Look at the current landscape:
| Credit Type | Typical Discount (2024) | Current Discount (2025) | FEOC Sensitivity |
| Solar ITC (utility scale) | 6 to 8 cents | 5 to 7 cents (clean); 9 to 11 (unclear) | High |
| Battery Storage ITC | 7 to 10 cents | 5 to 8 cents (clean); 11 to 14 (mixed) | Very High |
| 45X Manufacturing | 4 to 6 cents | 3 to 5 cents (verified) | Extreme |
| Wind PTC | 8 to 10 cents | 7 to 9 cents | Moderate |
The pattern holds. Where exposure is easy to disprove, projects trade tighter. Where it isn’t, buyers want a bigger cushion, or they just pass.
The Insurance Market Is Reacting Faster Than Anyone Expected
Tax credit insurance used to be a quiet product. Two years ago, a small pool of underwriters wrote recapture coverage, and pricing was pretty predictable. That’s not the market today.
Underwriters have layered in FEOC-specific carveouts. A few carriers now refuse to write coverage on credits tied to components sourced through jurisdictions with even indirect exposure to a covered entity. Others will write the policy, but premiums have jumped 40 to 60 percent above a comparable pre-guidance deal.
For a buyer, the arithmetic isn’t complicated. Higher premium, or a carveout that hollows out the biggest risk, means the effective yield on the credit drops. So the price the buyer will pay drops with it.
The quiet winners? Sellers who put money into traceable supply chains before they had to. They can hand over documentation that clears both underwriters and buyer counsel in one pass, and they’re closing at prices their less-prepared peers can’t touch.
What Developers Should Be Doing Right Now
If you’re building a project that’ll generate transferable credits in the next 24 months, the window to shape your eventual sale price is already open. Developers commanding the tightest discounts tend to share a few habits worth stealing.
They document supplier ownership structures before commissioning, not after. They keep a live compliance file any buyer can walk into a data room and review. They loop in FEOC counsel during procurement, not after a term sheet is on the table. And they negotiate supplier contracts with audit rights that let them prove compliance years down the line.

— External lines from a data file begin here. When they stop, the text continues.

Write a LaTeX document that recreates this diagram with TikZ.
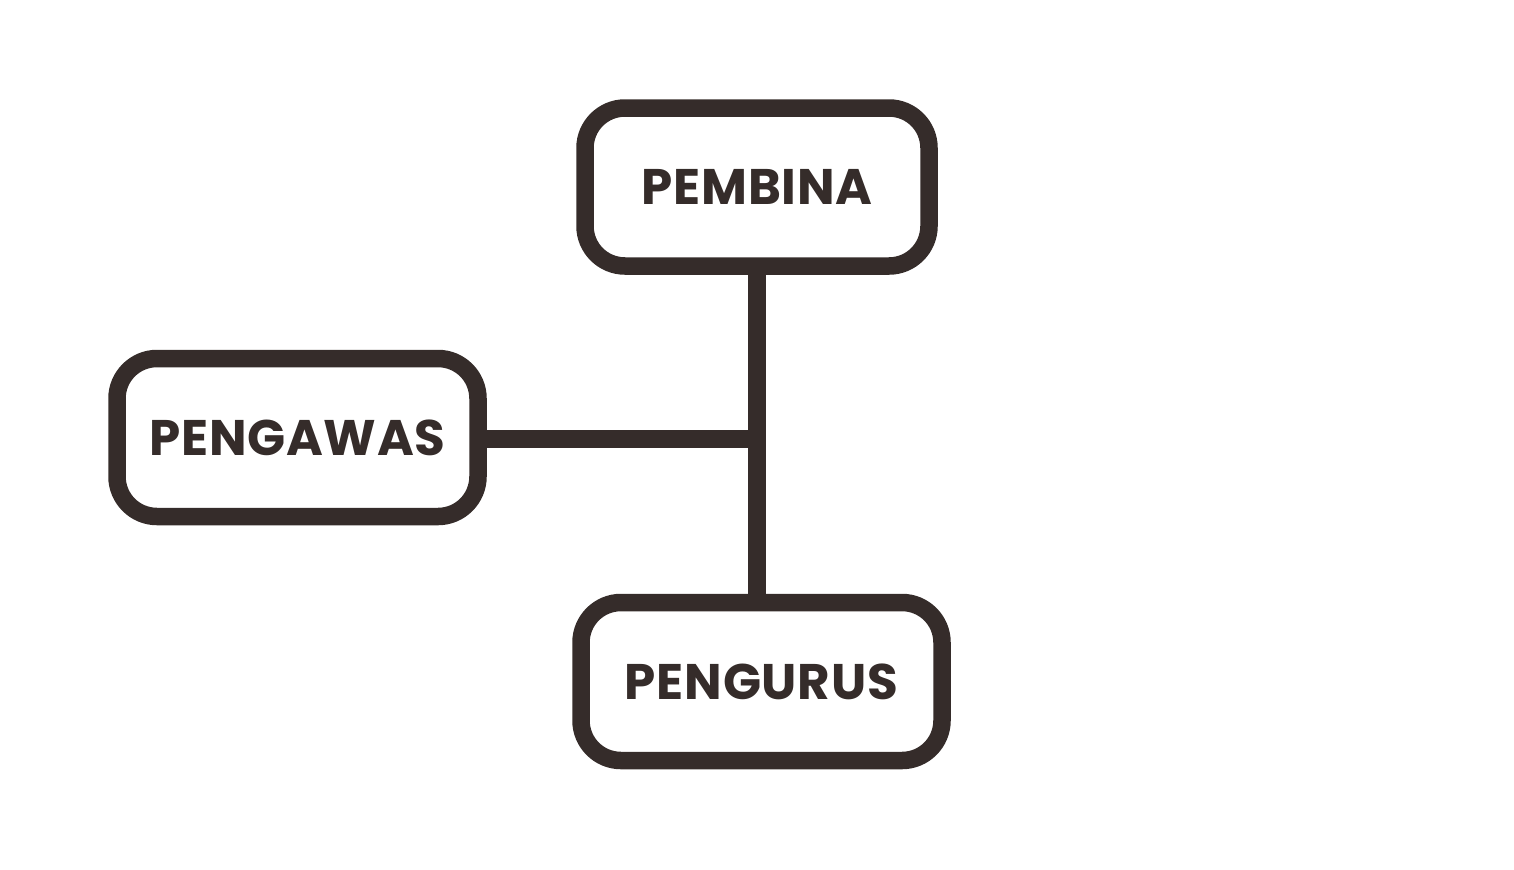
\documentclass[tikz,border=0pt]{standalone}
\usepackage{fontspec}
\setmainfont{Poppins}[UprightFont=* Bold,BoldFont=* Bold]
\definecolor{ink}{RGB}{53,44,42}
\begin{document}
\begin{tikzpicture}[x=0.5pt,y=-0.5pt,
  box/.style={draw=ink,fill=white,line width=8.75pt,rounded corners=20pt,
    minimum width=#1,minimum height=79pt,inner sep=0pt,
    font=\fontsize{25}{29}\selectfont\bfseries\addfontfeatures{LetterSpace=1.5},text=ink},
  conn/.style={draw=ink,line width=9pt}]
\useasboundingbox (0,0) rectangle (1514,869);
\node[box=172pt] (pembina) at (757,187) {PEMBINA};
\node[box=180.5pt] (pengawas) at (297.5,437.5) {PENGAWAS};
\node[box=180.5pt] (pengurus) at (761.5,681.5) {PENGURUS};
\coordinate (j) at (757,438.5);
\draw[conn] (pembina.south -| j) -- (pengurus.north -| j);
\draw[conn] (pengawas.east |- j) -- (j);
\end{tikzpicture}
\end{document}
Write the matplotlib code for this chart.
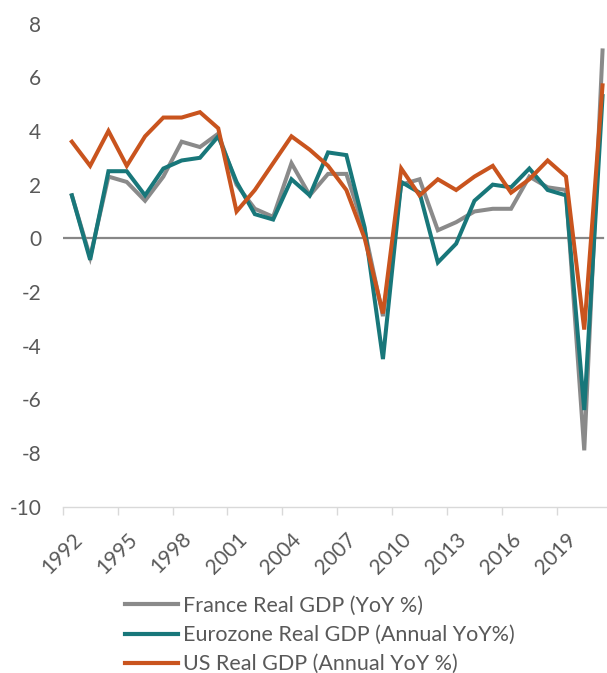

That last one matters more than most people realize. Recapture risk on these credits stretches well past the sale date. A buyer who can’t verify FEOC compliance five years out is going to discount the credit today to make up for it.
Conclusion
Treasury isn’t going to hold a press conference to say that FEOC rules have quietly repriced billions in credit inventory. But the signal is right there in the trades. It’s in the spread between clean and unclean projects, in the insurance quotes, in the diligence invoices, and in the shrinking list of sellers institutional buyers are willing to work with at all.
FEOC compliance is a pricing variable now, not a footnote. Projects that treat it as core infrastructure will keep pulling premium value. The ones treating it like a paperwork drill will keep watching their credits move at a wider and wider discount.
The domestic tax credit market is still growing. It’s just no longer a market where every credit is worth the same.